Showing Up Is the Tell
Showing Up Is the Tell
People tell you where you stand by how they show up.
Not with speeches.
Not with promises.
Not with carefully chosen words meant to sound like care.
They tell you with presence.
They tell you by whether they answer the phone.
By whether your name becomes an interruption or a priority.
By whether you are held in mind when nothing is being asked of them.
We like to believe care is complicated, that love requires explanation, that absence can be justified with good intentions and busy lives. But care, at its core, is simple. It is the act of showing up. Or it is not.
When someone shows up, you feel it immediately. There is no confusion. No decoding required. You are not left guessing whether you matter or whether you are asking for too much. You do not have to shrink your needs to make room for their comfort. You are met where you are, as you are, in the moment you are in.
And when care is absent, it reveals itself just as clearly.
If you have to hunt down a response—if every conversation feels like hide-and-seek, if you are always the one reaching, waiting, wondering—they are telling you something. Not in words, but in pattern. You are learning where you fit in their life, and it is not where you hoped.
People who care do not require pursuit. They do not make you chase basic acknowledgment. They do not leave you circling silence, questioning your worth, translating absence into excuses. If someone wants to be in your life, you will not have to search for them in it.

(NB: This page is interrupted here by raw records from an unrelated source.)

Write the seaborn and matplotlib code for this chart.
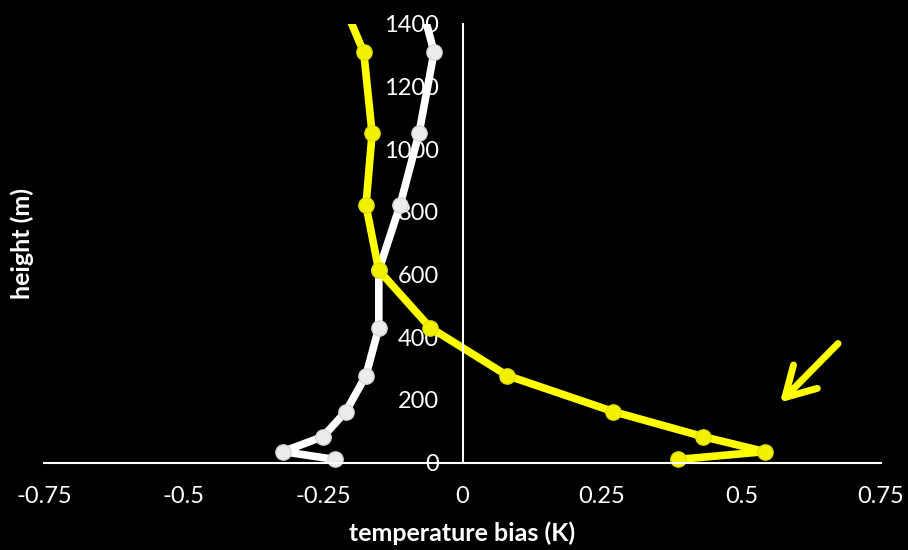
import matplotlib
matplotlib.use("Agg")
import matplotlib.pyplot as plt
import seaborn as sns
import pandas as pd

# Data
heights = [10, 35, 83, 163, 278, 431, 614, 821, 1051, 1310, 1600]
white_bias = [-0.228, -0.322, -0.250, -0.209, -0.173, -0.150, -0.150, -0.112, -0.078, -0.051, -0.094]
yellow_bias = [0.386, 0.542, 0.431, 0.270, 0.080, -0.058, -0.150, -0.173, -0.162, -0.177, -0.246]
xticks = [-0.75, -0.5, -0.25, 0, 0.25, 0.5, 0.75]
xticklabels = ["-0.75", "-0.5", "-0.25", "0", "0.25", "0.5", "0.75"]
yticks = [0, 200, 400, 600, 800, 1000, 1200, 1400]

sns.set_theme(style="white")
plt.rcParams["font.family"] = ["Lato", "DejaVu Sans"]

fig = plt.figure(figsize=(9.08, 5.5), dpi=100, facecolor="black")
ax = fig.add_axes([44/908, 1 - 474.5/550, (881 - 44)/908, (474.5 - 24)/550])
ax.set_facecolor("black")

df_w = pd.DataFrame({"bias": white_bias, "height": heights})
df_y = pd.DataFrame({"bias": yellow_bias, "height": heights})

sns.lineplot(data=df_w, x="bias", y="height", sort=False, estimator=None, ax=ax,
             color="white", lw=5.5, marker="o", markersize=11,
             markerfacecolor="#ececec", markeredgecolor="#d8d8d8", markeredgewidth=1)
sns.lineplot(data=df_y, x="bias", y="height", sort=False, estimator=None, ax=ax,
             color="#ffff00", lw=5.5, marker="o", markersize=11,
             markerfacecolor="#f2f200", markeredgecolor="#e0e000", markeredgewidth=1)

ax.set_xlim(-0.75, 0.75)
ax.set_ylim(-38, 1400)

for s in ["top", "right"]:
    ax.spines[s].set_visible(False)
ax.spines["left"].set_position(("data", 0))
ax.spines["bottom"].set_position(("data", 0))
ax.spines["left"].set_bounds(0, 1400)
for s in ["left", "bottom"]:
    ax.spines[s].set_color("white")
    ax.spines[s].set_linewidth(1.5)

ax.set_xticks(xticks)
ax.set_xticklabels(xticklabels)
ax.set_yticks(yticks)
ax.tick_params(axis="both", colors="white", labelsize=17, width=1.5, length=6, direction="out")
ax.tick_params(axis="x", pad=11)
ax.tick_params(axis="y", pad=11)

ax.set_xlabel("temperature bias (K)", color="white", fontsize=18, fontweight="bold", labelpad=10)
ax.set_ylabel("")
fig.text(22/908, 1 - 243/550, "height (m)", color="white", fontsize=18, fontweight="bold",
         rotation=90, ha="center", va="center")

ax.annotate("", xy=(0.569, 192), xytext=(0.673, 380),
            arrowprops=dict(arrowstyle="->,head_length=1.75,head_width=1.0",
                            color="#ffff00", lw=5, shrinkA=0, shrinkB=0))

ax.legend_ = None
fig.savefig("out.png", dpi=100, facecolor="black")
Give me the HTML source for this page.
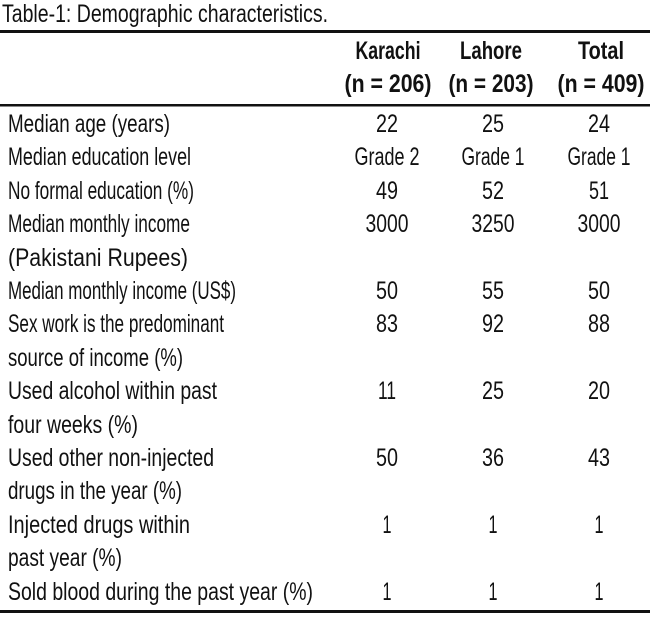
<!DOCTYPE html>
<html><head><meta charset="utf-8"><style>
html,body{margin:0;padding:0;background:#fff;}
svg{display:block;}
text{font-family:"Liberation Sans",sans-serif;font-size:25px;fill:#111;}
.b{font-weight:bold;}
.c{text-anchor:middle;}
</style></head><body>
<svg width="650" height="624" viewBox="0 0 650 624" xmlns="http://www.w3.org/2000/svg">
<text x="2" y="22" textLength="326" lengthAdjust="spacingAndGlyphs">Table-1: Demographic characteristics.</text>
<rect x="0" y="30" width="650" height="3" fill="#111"/>
<text class="b c" x="388" y="59" textLength="65" lengthAdjust="spacingAndGlyphs">Karachi</text>
<text class="b c" x="491" y="59" textLength="62" lengthAdjust="spacingAndGlyphs">Lahore</text>
<text class="b c" x="601" y="59" textLength="46" lengthAdjust="spacingAndGlyphs">Total</text>
<text class="b c" x="388" y="92" textLength="87" lengthAdjust="spacingAndGlyphs">(n = 206)</text>
<text class="b c" x="491" y="92" textLength="85" lengthAdjust="spacingAndGlyphs">(n = 203)</text>
<text class="b c" x="601" y="92" textLength="87" lengthAdjust="spacingAndGlyphs">(n = 409)</text>
<rect x="0" y="104" width="650" height="2.5" fill="#111"/>

<text x="8" y="132" textLength="162" lengthAdjust="spacingAndGlyphs">Median age (years)</text>
<text x="8" y="165" textLength="183" lengthAdjust="spacingAndGlyphs">Median education level</text>
<text x="8" y="199" textLength="186" lengthAdjust="spacingAndGlyphs">No formal education (%)</text>
<text x="8" y="232" textLength="182" lengthAdjust="spacingAndGlyphs">Median monthly income</text>
<text x="8" y="266" textLength="180" lengthAdjust="spacingAndGlyphs">(Pakistani Rupees)</text>
<text x="8" y="299" textLength="228" lengthAdjust="spacingAndGlyphs">Median monthly income (US$)</text>
<text x="8" y="332" textLength="216" lengthAdjust="spacingAndGlyphs">Sex work is the predominant</text>
<text x="8" y="366" textLength="175" lengthAdjust="spacingAndGlyphs">source of income (%)</text>
<text x="8" y="399" textLength="209" lengthAdjust="spacingAndGlyphs">Used alcohol within past</text>
<text x="8" y="433" textLength="130" lengthAdjust="spacingAndGlyphs">four weeks (%)</text>
<text x="8" y="466" textLength="206" lengthAdjust="spacingAndGlyphs">Used other non-injected</text>
<text x="8" y="499" textLength="174" lengthAdjust="spacingAndGlyphs">drugs in the year (%)</text>
<text x="8" y="533" textLength="182" lengthAdjust="spacingAndGlyphs">Injected drugs within</text>
<text x="8" y="566" textLength="114" lengthAdjust="spacingAndGlyphs">past year (%)</text>
<text x="8" y="600" textLength="305" lengthAdjust="spacingAndGlyphs">Sold blood during the past year (%)</text>

<g>
<text class="c" x="387" y="132" textLength="22" lengthAdjust="spacingAndGlyphs">22</text><text class="c" x="493" y="132" textLength="22" lengthAdjust="spacingAndGlyphs">25</text><text class="c" x="599" y="132" textLength="22" lengthAdjust="spacingAndGlyphs">24</text>
<text class="c" x="387" y="165" textLength="65" lengthAdjust="spacingAndGlyphs">Grade 2</text><text class="c" x="493" y="165" textLength="63" lengthAdjust="spacingAndGlyphs">Grade 1</text><text class="c" x="599" y="165" textLength="63" lengthAdjust="spacingAndGlyphs">Grade 1</text>
<text class="c" x="387" y="199" textLength="22" lengthAdjust="spacingAndGlyphs">49</text><text class="c" x="493" y="199" textLength="22" lengthAdjust="spacingAndGlyphs">52</text><text class="c" x="599" y="199" textLength="20" lengthAdjust="spacingAndGlyphs">51</text>
<text class="c" x="387" y="232" textLength="43" lengthAdjust="spacingAndGlyphs">3000</text><text class="c" x="493" y="232" textLength="43" lengthAdjust="spacingAndGlyphs">3250</text><text class="c" x="599" y="232" textLength="43" lengthAdjust="spacingAndGlyphs">3000</text>
<text class="c" x="387" y="299" textLength="22" lengthAdjust="spacingAndGlyphs">50</text><text class="c" x="493" y="299" textLength="22" lengthAdjust="spacingAndGlyphs">55</text><text class="c" x="599" y="299" textLength="22" lengthAdjust="spacingAndGlyphs">50</text>
<text class="c" x="387" y="332" textLength="22" lengthAdjust="spacingAndGlyphs">83</text><text class="c" x="493" y="332" textLength="22" lengthAdjust="spacingAndGlyphs">92</text><text class="c" x="599" y="332" textLength="22" lengthAdjust="spacingAndGlyphs">88</text>
<text class="c" x="387" y="399" textLength="18" lengthAdjust="spacingAndGlyphs">11</text><text class="c" x="493" y="399" textLength="22" lengthAdjust="spacingAndGlyphs">25</text><text class="c" x="599" y="399" textLength="22" lengthAdjust="spacingAndGlyphs">20</text>
<text class="c" x="387" y="466" textLength="22" lengthAdjust="spacingAndGlyphs">50</text><text class="c" x="493" y="466" textLength="22" lengthAdjust="spacingAndGlyphs">36</text><text class="c" x="599" y="466" textLength="22" lengthAdjust="spacingAndGlyphs">43</text>
<text class="c" x="387" y="533" textLength="9" lengthAdjust="spacingAndGlyphs">1</text><text class="c" x="493" y="533" textLength="9" lengthAdjust="spacingAndGlyphs">1</text><text class="c" x="599" y="533" textLength="9" lengthAdjust="spacingAndGlyphs">1</text>
<text class="c" x="387" y="600" textLength="9" lengthAdjust="spacingAndGlyphs">1</text><text class="c" x="493" y="600" textLength="9" lengthAdjust="spacingAndGlyphs">1</text><text class="c" x="599" y="600" textLength="9" lengthAdjust="spacingAndGlyphs">1</text>
</g>
<rect x="0" y="610" width="650" height="3" fill="#111"/>
</svg>
</body></html>
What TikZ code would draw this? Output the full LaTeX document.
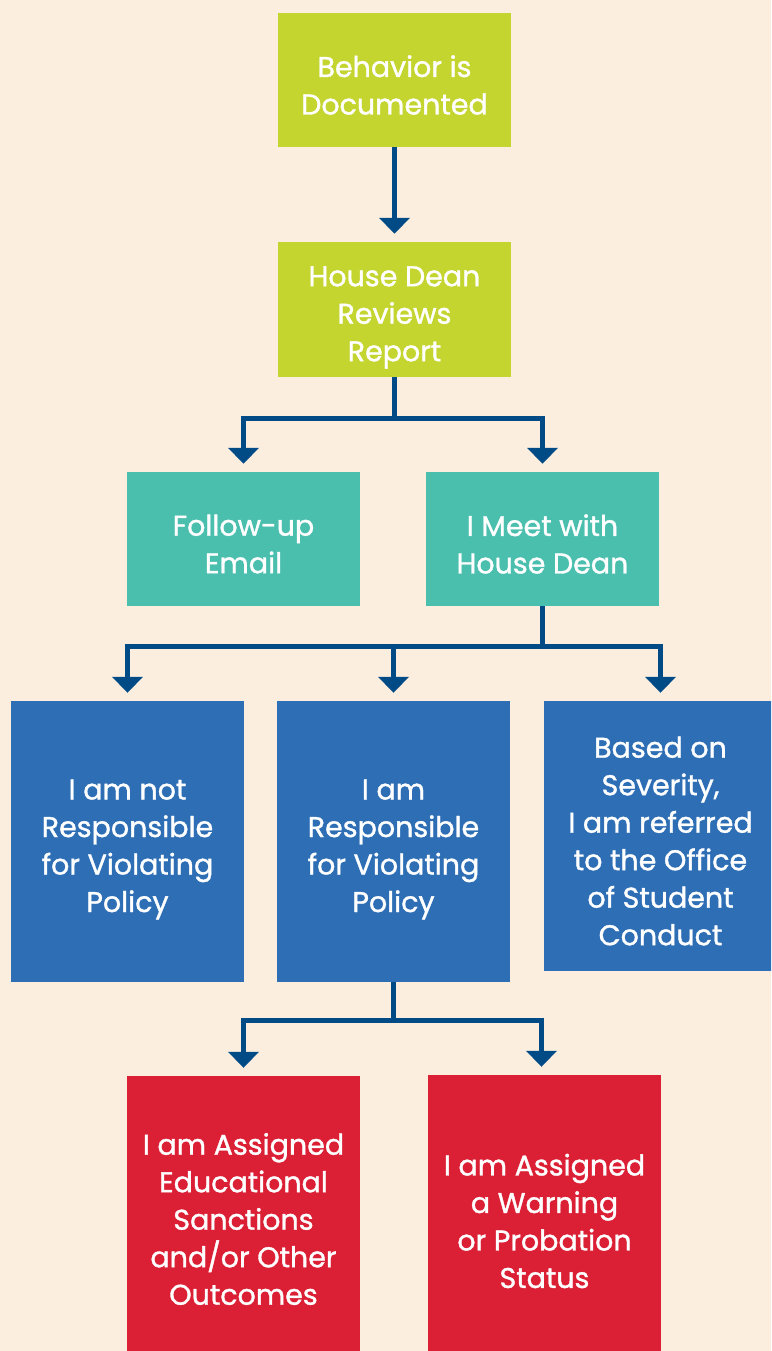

A person who shows up answers the phone when they can. And when they cannot, they return the call. They do not disappear when things become inconvenient, heavy, or unglamorous. They do not only show up for celebrations and victories. They show up when you are tired, unsure, faltering. They show up when there is nothing to gain but the quiet work of being there.
This is not about perfection. No one can be available at every moment. Life has limits. But care reveals itself in consistency, not exception. Someone who cares does not let you fall alone if they can help it. And if they cannot prevent the fall, they are there to help you stand again.
Showing up is not heroic. It rarely looks impressive. Most of the time it looks ordinary: a message answered, a call returned, a presence offered without fanfare. But its impact is anything but ordinary. Over time, showing up becomes the architecture of trust. It is how safety is built. It is how love becomes real instead of theoretical.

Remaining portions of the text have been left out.